The global increase in measles was a sign of collective failure — all parties needed to work together to reach 95 per cent vaccination coverage which protected everyone.
In response to questions from journalists, Mr. Jašarević said that 61 of the 70 people who had died of measles in Samoa had been children. The onset of the disease brought various complications, including encephalitis and pneumonia, which were more serious in children. It was a tragedy that people were dying from a disease that could be prevented by vaccination. According to the latest information, 91 per cent of the population of Samoa had now been vaccinated. The Government and its partners were working hard to increase that level to 95 per cent.
Ebola vaccination campaign
Asked to comment on the Ebola vaccination campaign in Rwanda, Tarik Jašarević, for the World Health Organization(WHO), said that people in areas close to the border with the Democratic Republic of the Congo were being given the new J&J vaccine. In April this year Rwanda has already been vaccinating health workers near the border with DRC with the vaccine that had been developed by Merck. Although that vaccine was slightly more complicated to administer, since it required two doses, the advantage was that it covered a number of strains of Ebola, rather than just the Zaire strain.

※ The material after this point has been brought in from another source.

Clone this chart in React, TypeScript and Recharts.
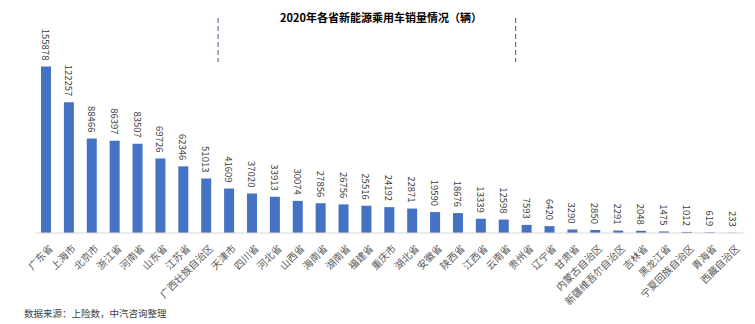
import React from 'react';
import { BarChart, Bar, XAxis, YAxis, LabelList, ReferenceLine } from 'recharts';

const provinces = [
  '广东省', '上海市', '北京市', '浙江省', '河南省', '山东省', '江苏省', '广西壮族自治区',
  '天津市', '四川省', '河北省', '山西省', '海南省', '湖南省', '福建省', '重庆市',
  '湖北省', '安徽省', '陕西省', '江西省', '云南省', '贵州省', '辽宁省', '甘肃省',
  '内蒙古自治区', '新疆维吾尔自治区', '吉林省', '黑龙江省', '宁夏回族自治区', '青海省', '西藏自治区',
];
const sales = [
  155878, 122257, 88466, 86397, 83507, 69726, 62346, 51013,
  41609, 37020, 33913, 30074, 27856, 26756, 25516, 24192,
  22871, 19590, 18676, 13339, 12598, 7593, 6420, 3290,
  2850, 2291, 2048, 1475, 1012, 619, 233,
];
// group dividers sit after these provinces
const dividers = ['广西壮族自治区', '云南省'];

const title = '2020年各省新能源乘用车销量情况（辆）';
const source = '数据来源：上险数，中汽咨询整理';

const FONT = '"Noto Sans CJK SC", "Noto Sans", sans-serif';
const BAND = 709.5 / provinces.length;

const data = provinces.map((province, i) => ({ province, sales: sales[i] }));

const ProvinceTick = (props: any) => {
  const { x, y, payload } = props;
  const tx = x + 4;
  const ty = y + 5;
  return (
    <text
      x={tx}
      y={ty}
      transform={`rotate(-45, ${tx}, ${ty})`}
      textAnchor="end"
      dominantBaseline="central"
      fontSize={10}
      fontFamily={FONT}
      fill="#595959"
    >
      {payload.value}
    </text>
  );
};

const ValueLabel = (props: any) => {
  const { x, y, width, value } = props;
  const cx = x + width / 2;
  const cy = y - 6;
  return (
    <text
      x={cx}
      y={cy}
      transform={`rotate(90, ${cx}, ${cy})`}
      textAnchor="end"
      dominantBaseline="central"
      fontSize={9.5}
      fontFamily={FONT}
      fill="#404040"
    >
      {value}
    </text>
  );
};

const Divider = (props: any) => {
  const { x1, y2 } = props;
  const x = x1 + BAND / 2;
  return <line x1={x} y1={18} x2={x} y2={y2} stroke="#3B5A8A" strokeWidth={1} strokeDasharray="5 3" />;
};

export default function App() {
  return (
    <div style={{ position: 'relative', width: 755, height: 324, background: '#fff' }}>
      <style>{'body{margin:0}'}</style>
      <BarChart
        width={755}
        height={324}
        data={data}
        margin={{ top: 62, right: 10.5, left: 35, bottom: 0 }}
        barCategoryGap={0}
      >
        <XAxis
          dataKey="province"
          interval={0}
          tickLine={false}
          axisLine={{ stroke: '#D9D9D9' }}
          height={91}
          tick={<ProvinceTick />}
        />
        <YAxis hide domain={[0, 160000]} />
        {dividers.map((d) => (
          <ReferenceLine key={d} x={d} shape={<Divider />} />
        ))}
        <Bar dataKey="sales" fill="#4472C4" barSize={10} isAnimationActive={false}>
          <LabelList dataKey="sales" content={<ValueLabel />} />
        </Bar>
      </BarChart>
      <div
        style={{
          position: 'absolute',
          top: 9,
          left: 0,
          width: 762,
          textAlign: 'center',
          fontFamily: FONT,
          fontWeight: 'bold',
          fontSize: 11,
          color: '#000',
        }}
      >
        {title}
      </div>
      <div
        style={{
          position: 'absolute',
          top: 306,
          left: 24,
          fontFamily: FONT,
          fontSize: 9.5,
          color: '#404040',
        }}
      >
        {source}
      </div>
    </div>
  );
}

Asked about the situation in the Democratic Republic of the Congo with regard to Ebola, Mr. Jašarević said that the Ministry of Health was working towards restarting activities in Biakato following the attack that had occurred on 27 November. WHO was providing support to the Ministry and partners in that respect. For some time, WHO had been working to get the local population more involved in its Ebola-related activities.
Publication of 2019 Handbook of Statistics
Catherine Huissoud, for the United Nations Conference on Trade and Development (UNCTAD), said that the Handbook of Statistics 2019 contained new estimates on the state of international trade and the world economy. The estimates, known as nowcasts, were predictions for 2019 that would be updated as soon as newer information became available.

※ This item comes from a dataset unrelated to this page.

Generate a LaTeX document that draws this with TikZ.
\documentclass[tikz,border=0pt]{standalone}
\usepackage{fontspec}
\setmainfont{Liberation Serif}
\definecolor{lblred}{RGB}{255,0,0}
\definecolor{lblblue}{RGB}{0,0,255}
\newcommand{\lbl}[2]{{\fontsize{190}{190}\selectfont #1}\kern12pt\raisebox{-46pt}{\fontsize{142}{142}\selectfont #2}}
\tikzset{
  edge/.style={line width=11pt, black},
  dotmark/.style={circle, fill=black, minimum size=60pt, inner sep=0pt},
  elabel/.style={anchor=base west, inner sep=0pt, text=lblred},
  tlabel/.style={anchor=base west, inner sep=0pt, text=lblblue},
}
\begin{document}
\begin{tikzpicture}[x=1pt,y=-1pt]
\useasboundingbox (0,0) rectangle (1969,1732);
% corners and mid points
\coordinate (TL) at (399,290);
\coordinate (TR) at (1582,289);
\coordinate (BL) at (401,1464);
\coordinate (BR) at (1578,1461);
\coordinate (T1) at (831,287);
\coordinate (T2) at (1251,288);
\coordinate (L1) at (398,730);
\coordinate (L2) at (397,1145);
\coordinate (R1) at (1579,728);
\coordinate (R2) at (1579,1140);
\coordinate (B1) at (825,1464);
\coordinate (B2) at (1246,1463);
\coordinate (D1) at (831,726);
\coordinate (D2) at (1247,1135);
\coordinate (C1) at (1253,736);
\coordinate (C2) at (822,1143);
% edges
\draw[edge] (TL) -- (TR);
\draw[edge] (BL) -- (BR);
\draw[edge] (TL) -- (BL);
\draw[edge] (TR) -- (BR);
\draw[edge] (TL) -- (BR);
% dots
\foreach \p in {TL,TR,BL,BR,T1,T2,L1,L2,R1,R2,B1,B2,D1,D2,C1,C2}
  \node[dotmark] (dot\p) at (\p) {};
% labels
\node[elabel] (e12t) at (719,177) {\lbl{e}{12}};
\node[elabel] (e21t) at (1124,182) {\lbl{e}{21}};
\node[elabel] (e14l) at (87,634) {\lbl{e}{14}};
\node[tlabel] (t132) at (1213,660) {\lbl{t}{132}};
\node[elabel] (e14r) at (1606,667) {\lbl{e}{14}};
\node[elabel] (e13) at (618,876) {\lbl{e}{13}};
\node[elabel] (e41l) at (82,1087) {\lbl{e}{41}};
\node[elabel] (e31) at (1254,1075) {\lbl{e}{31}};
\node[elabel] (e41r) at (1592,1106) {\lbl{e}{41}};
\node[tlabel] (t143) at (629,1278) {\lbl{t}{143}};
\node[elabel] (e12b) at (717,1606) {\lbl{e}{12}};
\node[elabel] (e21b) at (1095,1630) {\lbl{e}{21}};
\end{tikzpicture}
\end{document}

The Handbook revealed a general global slowdown, with trade in goods expected to fall by 2.4 per cent to US$19 trillion, following more significant growth rates of 9.7 per cent in 2018 and 10.7 per cent in 2017. Trade in services was expected to increase by only 2.7 per cent to US$6 trillion, a significant slowdown from the previous two years.

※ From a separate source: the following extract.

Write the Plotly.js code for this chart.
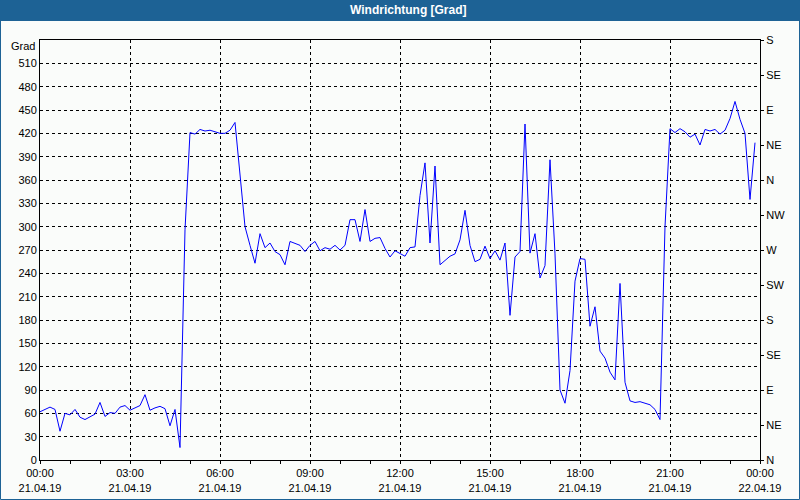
<!DOCTYPE html>
<html>
<head>
<meta charset="utf-8">
<script src="https://cdn.plot.ly/plotly-3.0.1.min.js"></script>
<style>
html,body{margin:0;padding:0;background:#fafcfa;}
#chart{width:800px;height:500px;}
</style>
</head>
<body>
<div id="chart"></div>
<script>
// Wind direction readings, one every 10 minutes from 21.04.19 00:00 to 23:50
const startTime = "2019-04-21";
const stepMinutes = 10;
const windDeg = [
  62, 65, 68, 65, 37, 60, 58, 65, 55, 52,
  56, 59, 74, 56, 61, 60, 68, 70, 64, 67,
  70, 84, 64, 67, 69, 66, 44, 65, 16, 296,
  421, 419, 425, 423, 424, 422, 420, 420, 424, 434,
  364, 300, 276, 253, 291, 273, 279, 268, 264, 251,
  281, 279, 276, 268, 276, 281, 269, 273, 271, 276,
  270, 276, 309, 309, 281, 322, 281, 285, 286, 272,
  261, 269, 266, 262, 273, 274, 340, 382, 279, 378,
  251, 257, 262, 265, 283, 321, 276, 255, 258, 275,
  259, 269, 257, 279, 186, 261, 268, 432, 266, 291,
  234, 250, 386, 265, 90, 73, 115, 230, 259, 258,
  172, 197, 140, 131, 113, 103, 227, 100, 76, 74,
  75, 73, 71, 65, 52, 300, 426, 421, 426, 422,
  415, 419, 405, 425, 423, 425, 419, 424, 439, 461,
  438, 420, 335, 408
];
const leftTicks = [0, 30, 60, 90, 120, 150, 180, 210, 240, 270, 300, 330, 360, 390, 420, 450, 480, 510];
const rightTickVals = [0, 45, 90, 135, 180, 225, 270, 315, 360, 405, 450, 495, 540];
const rightTickText = ["N", "NE", "E", "SE", "S", "SW", "W", "NW", "N", "NE", "E", "SE", "S"];
const chartTitle = "Windrichtung [Grad]";
const unitLabel = "Grad";

function pad(n){return (n<10?"0":"")+n;}
const times = windDeg.map((v,i)=>{
  const m = i*stepMinutes;
  return startTime + " " + pad(Math.floor(m/60)) + ":" + pad(m%60);
});

const FONT = "Liberation Sans, Arial, sans-serif";
const bg = "#fafcfa";
const blue = "#1d6295";

const trace = {
  x: times, y: windDeg, type: "scatter", mode: "lines",
  line: {color: "#0000ff", width: 1}, hoverinfo: "skip", showlegend: false
};
const dummy = {
  x: [times[0]], y: [0], yaxis: "y2", type: "scatter", mode: "markers",
  marker: {opacity: 0}, hoverinfo: "skip", showlegend: false
};

// pixel helpers (plot area 40..760 x 40..460)
const px = p => (p - 40) / 720;
const py = p => (460 - p) / 420;

const layout = {
  width: 800, height: 500,
  margin: {l: 40, r: 40, t: 40, b: 40, pad: 0},
  paper_bgcolor: bg, plot_bgcolor: bg,
  font: {family: FONT, size: 11, color: "#000"},
  showlegend: false,
  xaxis: {
    type: "date",
    range: ["2019-04-21 00:00", "2019-04-22 00:00"],
    tick0: "2019-04-21 00:00", dtick: 10800000,
    tickformat: "%H:%M<br>%d.%m.%y",
    ticks: "outside", ticklen: 3, tickcolor: "#000", tickwidth: 1,
    showgrid: true, gridcolor: "#000", gridwidth: 1, griddash: "3px,3px",
    showline: true, linecolor: "#000", linewidth: 1, mirror: true,
    minor: {dtick: 3600000, tick0: "2019-04-21 00:00", ticks: "outside", ticklen: 3, tickcolor: "#000", showgrid: false},
    zeroline: false, fixedrange: true,
    tickfont: {family: FONT, size: 11, color: "#000"}
  },
  yaxis: {
    range: [0, 540], tickmode: "array", tickvals: leftTicks,
    ticks: "", showgrid: true, gridcolor: "#000", gridwidth: 1, griddash: "3px,3px",
    showline: true, linecolor: "#000", linewidth: 1, mirror: true,
    zeroline: false, fixedrange: true,
    tickfont: {family: FONT, size: 11, color: "#000"}
  },
  yaxis2: {
    overlaying: "y", side: "right", range: [0, 540],
    tickmode: "array", tickvals: rightTickVals, ticktext: rightTickText,
    ticks: "outside", ticklen: 3, tickcolor: "#000",
    showgrid: false, zeroline: false, showline: false, fixedrange: true,
    tickfont: {family: FONT, size: 11, color: "#000"}
  },
  shapes: [
    {type: "rect", xref: "paper", yref: "paper", x0: px(0), x1: px(800), y0: py(0), y1: py(21),
     fillcolor: blue, line: {width: 0}, layer: "below"},
    {type: "rect", xref: "paper", yref: "paper", x0: px(0.5), x1: px(799.5), y0: py(0.5), y1: py(499.5),
     fillcolor: "rgba(0,0,0,0)", line: {color: blue, width: 1}}
  ],
  annotations: [
    {text: "<b>" + chartTitle + "</b>", xref: "paper", yref: "paper", x: px(409), y: py(10),
     xanchor: "center", yanchor: "middle", showarrow: false,
     font: {family: FONT, size: 12, color: "#fff"}},
    {text: unitLabel, xref: "paper", yref: "paper", x: px(37), y: py(46),
     xanchor: "right", yanchor: "middle", showarrow: false,
     font: {family: FONT, size: 11, color: "#000"}}
  ]
};

Plotly.newPlot("chart", [trace, dummy], layout, {staticPlot: true, displayModeBar: false});
</script>
</body>
</html>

Global real economic output (gross domestic product) was expected to grow by only 2.3 per cent in 2019, 0.7 percentage points lower than in 2018.
The 2019 Handbook, which was available only in English, contained maps, graphics and infographs to make the information more accessible to a wider audience. The online version of the Handbook was interactive.
Rhéal LeBlanc, for the United Nations Information Service in Geneva, said that the Committee for the Elimination of Racial Discrimination would meet in private until 13 December when its 100th session would end. On that date, the Committee would issue its concluding observations on the reports of Colombia, Cambodia, Ireland, Israel and Uzbekistan.
On 12 December, the final Mix & Mash event of 2019 would be held. Based on the theme of mountains, to mark International Mountain Day on 11 December, it would take place at the Brasserie des Halles de l’Ile in Geneva from 6.30 p.m. and was being organized with the participation of the World Meteorological Organization (WMO), the United Nations Educational, Scientific and Cultural Organization (UNESCO) and other local partners.